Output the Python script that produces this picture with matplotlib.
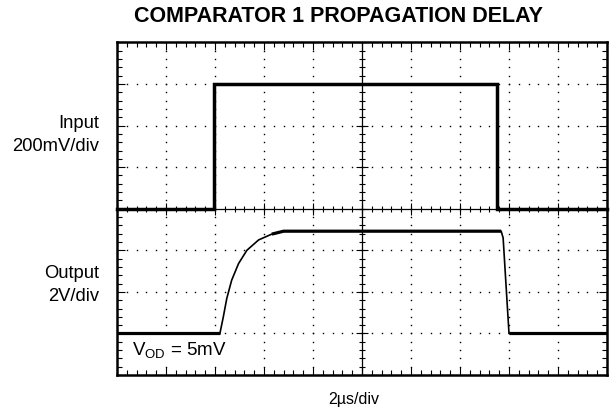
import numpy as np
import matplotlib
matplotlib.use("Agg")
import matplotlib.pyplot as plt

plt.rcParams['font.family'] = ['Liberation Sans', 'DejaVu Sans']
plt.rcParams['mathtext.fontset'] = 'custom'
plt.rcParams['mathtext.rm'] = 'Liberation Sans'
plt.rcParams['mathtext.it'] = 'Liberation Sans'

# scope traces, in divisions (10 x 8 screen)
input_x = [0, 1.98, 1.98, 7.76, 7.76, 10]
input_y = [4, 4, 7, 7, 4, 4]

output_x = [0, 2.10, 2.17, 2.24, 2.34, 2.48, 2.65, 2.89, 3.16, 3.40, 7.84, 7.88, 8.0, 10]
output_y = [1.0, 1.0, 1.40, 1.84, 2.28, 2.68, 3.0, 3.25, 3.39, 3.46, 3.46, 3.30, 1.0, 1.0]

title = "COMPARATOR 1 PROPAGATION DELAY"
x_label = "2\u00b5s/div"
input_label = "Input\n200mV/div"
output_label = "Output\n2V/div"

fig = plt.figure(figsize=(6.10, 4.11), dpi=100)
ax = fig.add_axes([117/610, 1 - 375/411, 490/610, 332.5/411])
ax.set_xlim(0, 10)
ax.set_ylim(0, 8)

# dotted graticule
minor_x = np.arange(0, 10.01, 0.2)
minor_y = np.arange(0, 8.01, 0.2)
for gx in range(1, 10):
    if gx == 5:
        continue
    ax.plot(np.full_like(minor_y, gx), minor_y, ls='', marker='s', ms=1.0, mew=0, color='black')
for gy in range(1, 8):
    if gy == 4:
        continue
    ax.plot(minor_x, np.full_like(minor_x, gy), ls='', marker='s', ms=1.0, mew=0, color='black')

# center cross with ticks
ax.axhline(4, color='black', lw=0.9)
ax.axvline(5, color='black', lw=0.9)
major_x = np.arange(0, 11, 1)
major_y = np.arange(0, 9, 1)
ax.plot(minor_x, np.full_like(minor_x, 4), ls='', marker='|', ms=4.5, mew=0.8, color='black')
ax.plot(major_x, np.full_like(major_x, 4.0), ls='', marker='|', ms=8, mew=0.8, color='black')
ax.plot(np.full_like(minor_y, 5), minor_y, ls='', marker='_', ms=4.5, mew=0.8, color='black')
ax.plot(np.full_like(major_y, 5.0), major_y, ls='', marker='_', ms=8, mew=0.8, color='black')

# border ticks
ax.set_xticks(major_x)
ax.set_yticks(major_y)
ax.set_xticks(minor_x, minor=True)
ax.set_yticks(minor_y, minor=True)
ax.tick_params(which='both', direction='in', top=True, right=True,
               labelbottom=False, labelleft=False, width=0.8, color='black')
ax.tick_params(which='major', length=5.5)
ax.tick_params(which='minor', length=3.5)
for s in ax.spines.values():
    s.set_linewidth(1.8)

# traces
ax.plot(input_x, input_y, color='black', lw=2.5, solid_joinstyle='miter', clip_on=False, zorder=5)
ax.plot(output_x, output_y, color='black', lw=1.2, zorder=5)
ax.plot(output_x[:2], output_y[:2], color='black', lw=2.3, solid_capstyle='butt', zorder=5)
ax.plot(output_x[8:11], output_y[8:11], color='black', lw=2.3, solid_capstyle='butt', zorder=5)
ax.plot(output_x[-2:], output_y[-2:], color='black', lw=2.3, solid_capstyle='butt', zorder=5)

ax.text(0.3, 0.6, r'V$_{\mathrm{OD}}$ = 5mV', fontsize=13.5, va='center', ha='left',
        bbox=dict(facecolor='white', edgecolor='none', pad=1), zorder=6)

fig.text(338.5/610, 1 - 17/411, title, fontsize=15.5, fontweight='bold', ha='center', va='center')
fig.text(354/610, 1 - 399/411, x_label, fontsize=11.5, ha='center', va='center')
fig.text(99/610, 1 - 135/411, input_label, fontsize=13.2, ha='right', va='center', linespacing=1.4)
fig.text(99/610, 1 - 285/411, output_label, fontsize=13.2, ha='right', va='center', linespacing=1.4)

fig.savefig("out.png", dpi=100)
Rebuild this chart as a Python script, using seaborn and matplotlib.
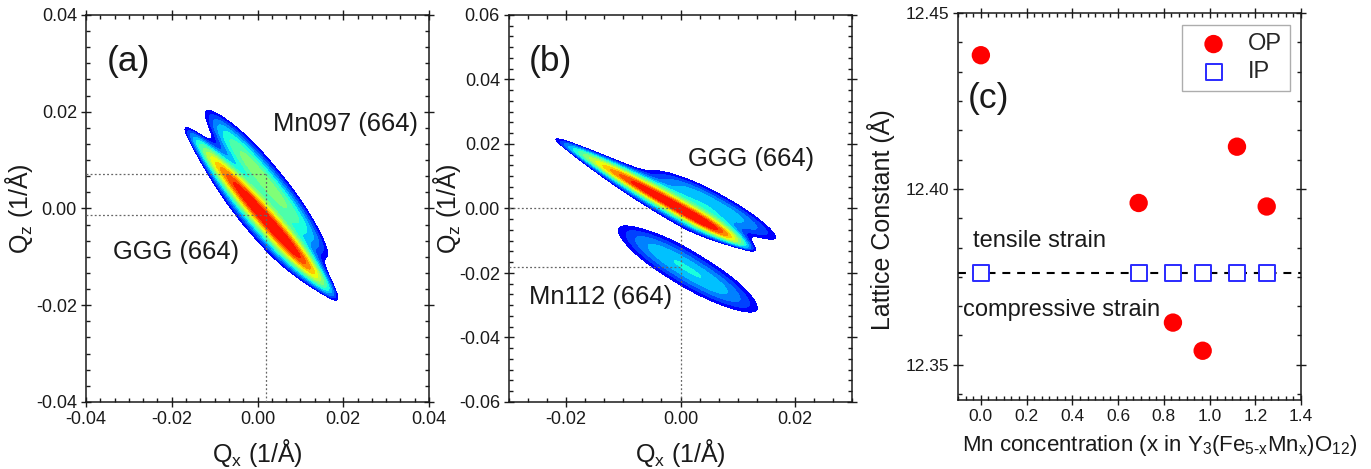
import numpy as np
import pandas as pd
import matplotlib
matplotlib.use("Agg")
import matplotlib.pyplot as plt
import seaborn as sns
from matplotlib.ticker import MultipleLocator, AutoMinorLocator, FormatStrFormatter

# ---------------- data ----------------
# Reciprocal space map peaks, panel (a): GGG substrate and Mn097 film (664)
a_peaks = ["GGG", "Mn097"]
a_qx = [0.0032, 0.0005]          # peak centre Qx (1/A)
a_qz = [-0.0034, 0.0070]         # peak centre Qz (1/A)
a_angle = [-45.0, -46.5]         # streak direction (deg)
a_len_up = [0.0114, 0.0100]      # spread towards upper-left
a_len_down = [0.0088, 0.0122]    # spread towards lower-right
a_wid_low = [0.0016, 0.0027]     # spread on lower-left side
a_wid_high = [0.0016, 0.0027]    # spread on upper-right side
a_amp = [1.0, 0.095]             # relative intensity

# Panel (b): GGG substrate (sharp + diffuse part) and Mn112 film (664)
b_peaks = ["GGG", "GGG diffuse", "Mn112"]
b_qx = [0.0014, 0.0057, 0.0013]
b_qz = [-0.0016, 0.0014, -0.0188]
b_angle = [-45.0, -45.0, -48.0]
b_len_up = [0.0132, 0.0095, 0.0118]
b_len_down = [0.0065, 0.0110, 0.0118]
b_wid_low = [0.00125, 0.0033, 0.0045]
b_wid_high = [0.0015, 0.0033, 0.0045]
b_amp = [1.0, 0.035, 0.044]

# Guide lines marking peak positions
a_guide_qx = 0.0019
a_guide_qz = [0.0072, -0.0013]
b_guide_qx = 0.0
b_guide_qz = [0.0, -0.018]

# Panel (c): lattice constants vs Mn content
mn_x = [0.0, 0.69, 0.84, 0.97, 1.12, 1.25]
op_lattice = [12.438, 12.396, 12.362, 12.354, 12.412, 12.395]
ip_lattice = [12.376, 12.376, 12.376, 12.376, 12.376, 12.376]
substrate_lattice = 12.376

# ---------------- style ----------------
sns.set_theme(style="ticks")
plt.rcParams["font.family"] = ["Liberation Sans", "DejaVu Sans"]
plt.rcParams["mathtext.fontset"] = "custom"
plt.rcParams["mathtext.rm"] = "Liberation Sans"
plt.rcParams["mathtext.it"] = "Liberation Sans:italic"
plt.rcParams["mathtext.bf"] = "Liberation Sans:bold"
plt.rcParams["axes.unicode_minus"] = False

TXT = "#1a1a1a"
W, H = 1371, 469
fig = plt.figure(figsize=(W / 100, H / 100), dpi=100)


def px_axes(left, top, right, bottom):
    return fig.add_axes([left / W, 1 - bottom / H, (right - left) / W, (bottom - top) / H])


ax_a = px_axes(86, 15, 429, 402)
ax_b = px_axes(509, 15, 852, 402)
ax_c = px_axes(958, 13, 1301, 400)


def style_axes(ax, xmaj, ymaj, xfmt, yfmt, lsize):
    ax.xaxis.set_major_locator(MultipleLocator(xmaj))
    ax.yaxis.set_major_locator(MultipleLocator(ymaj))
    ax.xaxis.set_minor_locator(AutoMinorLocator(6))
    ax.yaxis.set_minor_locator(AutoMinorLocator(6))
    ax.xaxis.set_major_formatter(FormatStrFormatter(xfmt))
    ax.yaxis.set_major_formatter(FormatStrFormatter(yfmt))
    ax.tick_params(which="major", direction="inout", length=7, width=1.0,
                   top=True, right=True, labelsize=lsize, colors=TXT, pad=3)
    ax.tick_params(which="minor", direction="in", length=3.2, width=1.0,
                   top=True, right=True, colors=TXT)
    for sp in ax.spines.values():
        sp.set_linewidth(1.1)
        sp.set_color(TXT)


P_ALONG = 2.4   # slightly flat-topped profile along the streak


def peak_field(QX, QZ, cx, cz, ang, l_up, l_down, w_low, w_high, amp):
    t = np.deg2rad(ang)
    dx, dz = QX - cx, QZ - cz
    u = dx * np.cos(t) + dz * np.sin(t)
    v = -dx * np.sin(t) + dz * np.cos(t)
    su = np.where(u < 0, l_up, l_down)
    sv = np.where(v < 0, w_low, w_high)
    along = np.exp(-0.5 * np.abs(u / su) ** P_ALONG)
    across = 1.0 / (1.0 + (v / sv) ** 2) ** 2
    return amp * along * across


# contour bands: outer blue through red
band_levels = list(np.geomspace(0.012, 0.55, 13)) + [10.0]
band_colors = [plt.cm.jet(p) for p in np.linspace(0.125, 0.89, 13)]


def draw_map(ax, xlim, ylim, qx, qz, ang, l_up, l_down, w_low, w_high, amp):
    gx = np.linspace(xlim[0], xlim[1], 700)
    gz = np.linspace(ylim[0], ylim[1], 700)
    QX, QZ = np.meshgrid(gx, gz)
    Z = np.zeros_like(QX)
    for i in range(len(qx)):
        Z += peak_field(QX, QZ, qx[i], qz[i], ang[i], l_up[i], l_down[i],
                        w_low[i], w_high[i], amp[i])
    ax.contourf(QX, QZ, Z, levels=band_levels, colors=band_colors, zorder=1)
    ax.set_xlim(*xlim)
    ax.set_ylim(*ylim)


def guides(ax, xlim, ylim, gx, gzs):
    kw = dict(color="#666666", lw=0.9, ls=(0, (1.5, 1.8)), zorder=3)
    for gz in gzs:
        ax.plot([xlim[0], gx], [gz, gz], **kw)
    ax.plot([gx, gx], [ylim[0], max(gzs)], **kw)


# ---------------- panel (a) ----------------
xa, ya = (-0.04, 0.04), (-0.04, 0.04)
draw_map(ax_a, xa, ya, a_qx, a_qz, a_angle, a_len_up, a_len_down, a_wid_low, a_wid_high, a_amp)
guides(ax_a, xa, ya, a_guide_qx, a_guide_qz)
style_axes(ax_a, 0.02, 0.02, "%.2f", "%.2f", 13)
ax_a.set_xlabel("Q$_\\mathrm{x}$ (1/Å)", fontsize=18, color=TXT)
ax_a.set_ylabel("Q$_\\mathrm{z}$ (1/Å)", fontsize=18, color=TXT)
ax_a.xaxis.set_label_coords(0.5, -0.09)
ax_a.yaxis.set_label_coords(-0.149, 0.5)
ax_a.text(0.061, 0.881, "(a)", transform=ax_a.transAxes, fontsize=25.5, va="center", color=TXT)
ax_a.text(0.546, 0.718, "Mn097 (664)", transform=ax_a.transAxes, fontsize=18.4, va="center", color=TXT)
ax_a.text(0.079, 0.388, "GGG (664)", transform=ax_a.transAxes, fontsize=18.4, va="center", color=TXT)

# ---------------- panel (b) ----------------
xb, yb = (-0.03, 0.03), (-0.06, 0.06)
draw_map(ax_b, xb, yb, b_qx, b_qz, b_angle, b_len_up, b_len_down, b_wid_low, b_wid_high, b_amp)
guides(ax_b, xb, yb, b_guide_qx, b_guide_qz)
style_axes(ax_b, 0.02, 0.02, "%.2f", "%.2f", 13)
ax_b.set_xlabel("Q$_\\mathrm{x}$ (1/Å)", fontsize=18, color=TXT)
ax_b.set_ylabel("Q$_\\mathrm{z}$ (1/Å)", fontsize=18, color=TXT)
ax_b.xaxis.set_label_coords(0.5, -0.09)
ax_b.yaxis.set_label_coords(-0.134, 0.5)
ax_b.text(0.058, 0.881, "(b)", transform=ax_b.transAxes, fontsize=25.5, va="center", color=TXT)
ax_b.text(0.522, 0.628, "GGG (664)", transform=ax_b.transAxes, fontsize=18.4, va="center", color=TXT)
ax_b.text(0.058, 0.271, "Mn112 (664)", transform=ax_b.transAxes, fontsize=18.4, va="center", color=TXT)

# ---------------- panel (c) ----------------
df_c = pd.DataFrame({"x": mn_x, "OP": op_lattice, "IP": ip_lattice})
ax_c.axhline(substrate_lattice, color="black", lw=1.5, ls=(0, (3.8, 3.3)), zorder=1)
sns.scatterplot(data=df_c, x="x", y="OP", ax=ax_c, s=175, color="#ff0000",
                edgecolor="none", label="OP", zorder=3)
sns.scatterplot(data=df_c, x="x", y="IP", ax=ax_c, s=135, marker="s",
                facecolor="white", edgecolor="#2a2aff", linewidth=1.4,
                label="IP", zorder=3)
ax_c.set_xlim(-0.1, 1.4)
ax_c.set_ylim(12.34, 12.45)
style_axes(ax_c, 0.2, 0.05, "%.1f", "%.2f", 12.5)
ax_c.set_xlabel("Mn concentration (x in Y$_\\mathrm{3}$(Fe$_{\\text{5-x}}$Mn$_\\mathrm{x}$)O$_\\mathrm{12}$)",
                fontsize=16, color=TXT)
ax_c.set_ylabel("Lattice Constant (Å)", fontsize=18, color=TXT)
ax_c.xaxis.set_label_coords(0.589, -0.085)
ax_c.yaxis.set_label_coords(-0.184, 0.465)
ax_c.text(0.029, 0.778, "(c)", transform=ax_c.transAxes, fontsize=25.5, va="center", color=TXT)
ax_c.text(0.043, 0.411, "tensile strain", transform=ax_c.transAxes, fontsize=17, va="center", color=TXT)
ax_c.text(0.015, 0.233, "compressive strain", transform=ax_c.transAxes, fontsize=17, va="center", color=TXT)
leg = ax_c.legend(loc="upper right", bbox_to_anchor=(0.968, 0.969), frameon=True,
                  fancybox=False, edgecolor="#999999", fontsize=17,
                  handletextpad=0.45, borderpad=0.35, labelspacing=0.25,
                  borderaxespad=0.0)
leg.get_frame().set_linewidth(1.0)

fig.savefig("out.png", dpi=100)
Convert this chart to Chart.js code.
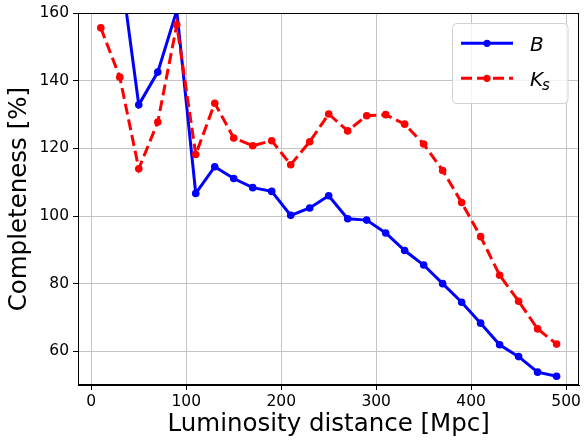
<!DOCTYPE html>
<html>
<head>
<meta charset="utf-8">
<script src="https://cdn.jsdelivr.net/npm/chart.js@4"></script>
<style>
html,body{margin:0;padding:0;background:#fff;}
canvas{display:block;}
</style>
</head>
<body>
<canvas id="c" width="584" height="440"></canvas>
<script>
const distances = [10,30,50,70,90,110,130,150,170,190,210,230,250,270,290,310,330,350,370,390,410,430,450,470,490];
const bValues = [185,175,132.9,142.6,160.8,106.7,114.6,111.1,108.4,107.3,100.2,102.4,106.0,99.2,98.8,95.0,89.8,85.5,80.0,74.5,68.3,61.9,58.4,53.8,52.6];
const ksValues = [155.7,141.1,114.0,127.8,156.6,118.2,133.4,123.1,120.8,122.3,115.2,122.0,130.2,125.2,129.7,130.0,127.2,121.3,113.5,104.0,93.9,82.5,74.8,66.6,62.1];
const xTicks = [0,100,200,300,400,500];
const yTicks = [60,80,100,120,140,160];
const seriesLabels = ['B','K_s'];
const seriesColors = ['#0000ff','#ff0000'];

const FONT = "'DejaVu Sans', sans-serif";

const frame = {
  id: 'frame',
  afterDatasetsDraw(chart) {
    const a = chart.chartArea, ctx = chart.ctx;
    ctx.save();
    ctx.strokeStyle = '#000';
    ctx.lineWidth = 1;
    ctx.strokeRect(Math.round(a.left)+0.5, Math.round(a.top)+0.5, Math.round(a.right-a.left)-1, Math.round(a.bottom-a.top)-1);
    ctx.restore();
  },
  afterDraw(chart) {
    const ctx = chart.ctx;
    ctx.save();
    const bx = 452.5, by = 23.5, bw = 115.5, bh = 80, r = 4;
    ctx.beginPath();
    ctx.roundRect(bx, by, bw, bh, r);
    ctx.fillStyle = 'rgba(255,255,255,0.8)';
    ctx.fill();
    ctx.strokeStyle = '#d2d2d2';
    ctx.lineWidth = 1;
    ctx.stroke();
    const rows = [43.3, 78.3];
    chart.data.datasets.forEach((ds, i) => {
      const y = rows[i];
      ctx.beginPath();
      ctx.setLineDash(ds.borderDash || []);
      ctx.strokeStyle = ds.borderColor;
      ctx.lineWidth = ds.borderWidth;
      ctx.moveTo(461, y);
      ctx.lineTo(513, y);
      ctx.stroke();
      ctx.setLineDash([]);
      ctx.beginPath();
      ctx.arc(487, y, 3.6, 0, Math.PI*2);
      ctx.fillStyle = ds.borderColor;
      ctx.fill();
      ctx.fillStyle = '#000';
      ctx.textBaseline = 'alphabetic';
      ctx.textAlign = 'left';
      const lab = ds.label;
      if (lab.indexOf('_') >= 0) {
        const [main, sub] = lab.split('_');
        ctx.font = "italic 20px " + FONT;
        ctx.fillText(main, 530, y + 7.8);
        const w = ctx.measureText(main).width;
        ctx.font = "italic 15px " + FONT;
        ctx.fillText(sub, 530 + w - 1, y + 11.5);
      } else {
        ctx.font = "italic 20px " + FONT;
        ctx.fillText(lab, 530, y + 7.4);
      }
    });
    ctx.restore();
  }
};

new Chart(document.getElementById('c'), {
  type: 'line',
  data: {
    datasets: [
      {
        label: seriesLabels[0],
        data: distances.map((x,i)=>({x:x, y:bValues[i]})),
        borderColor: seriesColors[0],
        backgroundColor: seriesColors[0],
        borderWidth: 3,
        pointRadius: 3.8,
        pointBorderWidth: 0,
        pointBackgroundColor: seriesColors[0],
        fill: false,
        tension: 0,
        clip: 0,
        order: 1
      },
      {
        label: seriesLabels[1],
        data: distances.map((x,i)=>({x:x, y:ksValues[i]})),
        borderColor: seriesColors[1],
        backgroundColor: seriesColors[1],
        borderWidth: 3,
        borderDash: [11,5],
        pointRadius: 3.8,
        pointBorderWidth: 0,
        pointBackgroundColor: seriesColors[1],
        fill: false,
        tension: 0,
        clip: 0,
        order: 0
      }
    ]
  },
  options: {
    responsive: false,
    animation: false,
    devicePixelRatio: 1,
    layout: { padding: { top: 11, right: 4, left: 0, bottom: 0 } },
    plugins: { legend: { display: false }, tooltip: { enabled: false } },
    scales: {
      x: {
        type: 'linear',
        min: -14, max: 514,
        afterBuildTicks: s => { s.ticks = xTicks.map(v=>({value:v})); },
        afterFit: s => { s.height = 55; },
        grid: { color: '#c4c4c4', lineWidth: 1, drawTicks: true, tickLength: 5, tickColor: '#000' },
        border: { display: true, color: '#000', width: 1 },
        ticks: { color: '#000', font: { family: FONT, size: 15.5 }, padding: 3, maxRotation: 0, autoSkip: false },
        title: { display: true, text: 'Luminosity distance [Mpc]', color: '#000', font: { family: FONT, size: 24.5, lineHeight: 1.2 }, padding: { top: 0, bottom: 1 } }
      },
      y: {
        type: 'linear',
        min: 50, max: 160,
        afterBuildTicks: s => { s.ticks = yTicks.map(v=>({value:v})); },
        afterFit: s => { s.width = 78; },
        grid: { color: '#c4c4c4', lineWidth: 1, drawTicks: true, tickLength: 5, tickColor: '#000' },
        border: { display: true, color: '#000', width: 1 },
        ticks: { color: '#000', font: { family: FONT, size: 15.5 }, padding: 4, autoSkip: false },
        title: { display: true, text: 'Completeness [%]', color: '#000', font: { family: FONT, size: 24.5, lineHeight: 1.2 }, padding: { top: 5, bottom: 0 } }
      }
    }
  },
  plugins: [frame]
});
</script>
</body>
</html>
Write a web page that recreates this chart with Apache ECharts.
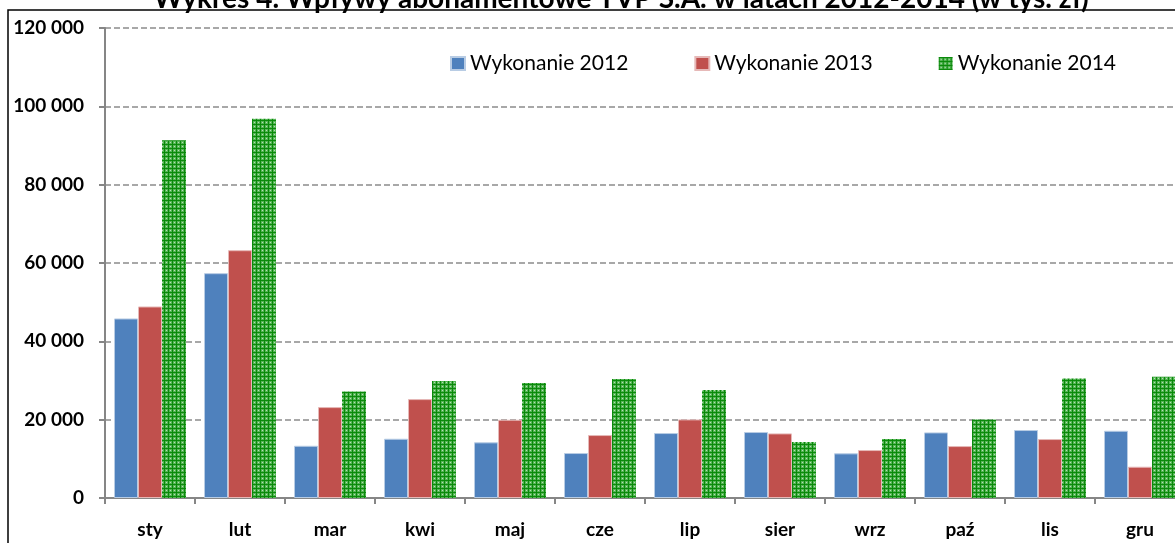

[Exercise goal]
Leave the pictures out and print, exactly as written, every line from the one holding "Rebuild this chart" down to the one holding "from matplotlib.ticker import", both of those included.

[Task result]
Rebuild this chart as a Python script, using seaborn and matplotlib.
import numpy as np
import pandas as pd
import matplotlib
matplotlib.use("Agg")
import matplotlib.pyplot as plt
import seaborn as sns
from matplotlib.ticker import MultipleLocator, AutoMinorLocator, FormatStrFormatter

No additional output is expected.